Her presentation focused on how we could replace concrete
A world without concrete
The current mainstay of the construction industry, concrete accounts for 8% of man-made CO2 emissions, according to a Chatham House report.
Tombs believes that one day, a cross-laminated timber substitute could be used to build houses and even skyscrapers, making concrete a thing of the past.
The event was hosted by award-winning science communicator and radio host Emer Maguire, and took place at the W5 Interactive Discovery Centre in Belfast.
Tombs, who won the ICE Emerging Engineer of the Year Award in 2017, impressed a high-profile panel of judges, including BBC News TV reporter Mark Simpson, last year's Pitch 200 winner and Assistant Design Manager at J Murphy & Sons Ltd, Imogen Graves, and Emer Murnaghan – ICE Vice President and Head of Responsible Sustainable Business at GRAHAM.
“Engineering is such a fascinating industry and we are at a very exciting point within the profession, in terms of both sustainability and also digital advances. Engineering has such an impact on our day-to-day lives and the ICE Pitch 200 competition will hopefully inspire the next generation of engineers and show what can be achieved," Tombs said.

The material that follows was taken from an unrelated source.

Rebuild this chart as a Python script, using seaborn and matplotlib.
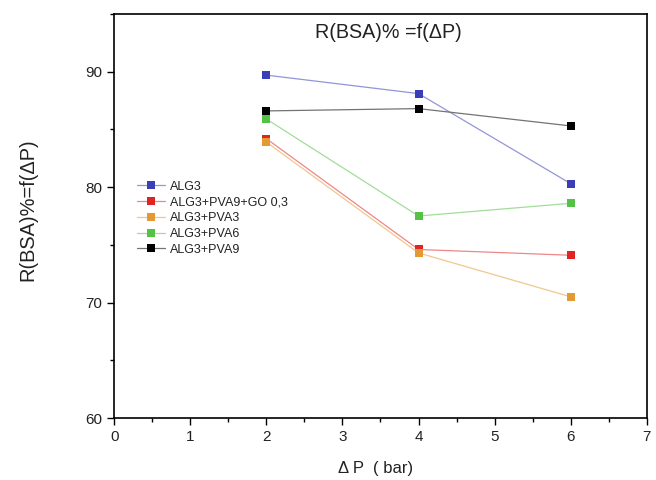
import matplotlib
matplotlib.use("Agg")
import matplotlib.pyplot as plt
import seaborn as sns
import pandas as pd
import matplotlib.colors as mcolors
from matplotlib.ticker import MultipleLocator

pressure = [2, 4, 6]
series_names = ["ALG3", "ALG3+PVA9+GO 0,3", "ALG3+PVA3", "ALG3+PVA6", "ALG3+PVA9"]
alg3 = [89.7, 88.1, 80.3]
alg3_pva9_go = [84.2, 74.6, 74.1]
alg3_pva3 = [83.9, 74.3, 70.5]
alg3_pva6 = [85.9, 77.5, 78.6]
alg3_pva9 = [86.6, 86.8, 85.3]
colors = ["#3a3fb8", "#e02424", "#e39a34", "#55c247", "#000000"]

values = [alg3, alg3_pva9_go, alg3_pva3, alg3_pva6, alg3_pva9]
rows = []
for name, vals in zip(series_names, values):
    for x, y in zip(pressure, vals):
        rows.append({"dP": x, "R": y, "series": name})
df = pd.DataFrame(rows)

sns.set_style("ticks")
plt.rcParams["font.family"] = ["Liberation Sans", "DejaVu Sans"]

fig = plt.figure(figsize=(6.56, 4.8), dpi=100)
ax = fig.add_axes([0.174, 0.129, 0.812, 0.842])

sns.lineplot(data=df, x="dP", y="R", hue="series", hue_order=series_names,
             palette=colors, marker="s", markersize=6, markeredgewidth=0,
             linewidth=0.9, ax=ax, legend=False)


def lighten(c, f=0.45):
    r, g, b = mcolors.to_rgb(c)
    return (r + (1 - r) * f, g + (1 - g) * f, b + (1 - b) * f)


for line in ax.get_lines():
    c = line.get_color()
    line.set_color(lighten(c))
    line.set_markerfacecolor(c)
    line.set_markeredgecolor(c)

lines = ax.get_lines()

ax.set_xlim(0, 7)
ax.set_ylim(60, 95)
ax.xaxis.set_major_locator(MultipleLocator(1))
ax.xaxis.set_minor_locator(MultipleLocator(0.5))
ax.yaxis.set_major_locator(MultipleLocator(10))
ax.yaxis.set_minor_locator(MultipleLocator(5))
ax.tick_params(axis="both", which="major", direction="out", length=5, width=1,
               labelsize=11, colors="black", labelcolor="#222222")
ax.tick_params(axis="both", which="minor", direction="out", length=3, width=1, colors="black")
for s in ax.spines.values():
    s.set_linewidth(1.2)
    s.set_color("black")
    s.set_visible(True)

ax.set_xlabel("\u0394 P  ( bar)", fontsize=12, color="#222222")
ax.xaxis.set_label_coords(0.49, -0.105)
ax.set_ylabel("R(BSA)%=f(\u0394P)", fontsize=14.4, color="#222222")
ax.yaxis.set_label_coords(-0.145, 0.515)
ax.text(0.514, 0.955, "R(BSA)% =f(\u0394P)", transform=ax.transAxes,
        ha="center", va="center", fontsize=14.2, color="#222222")

leg = ax.legend(lines, series_names, loc="upper left", bbox_to_anchor=(0.022, 0.615),
                frameon=False, fontsize=9, handlelength=2.2, labelspacing=0.3,
                handletextpad=0.4)
for t in leg.get_texts():
    t.set_color("#222222")

fig.savefig("out.png", dpi=100)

Miranda Housden, ICE South West Director, said: “We are all delighted that Jasmine has won the national Pitch 200 competition. I’m not surprised she has notched up another award as she is such a talented and charismatic civil engineer who will go far, inspiring school children across the country to take up a fulfilling yet understated career transforming people’s lives for the better.”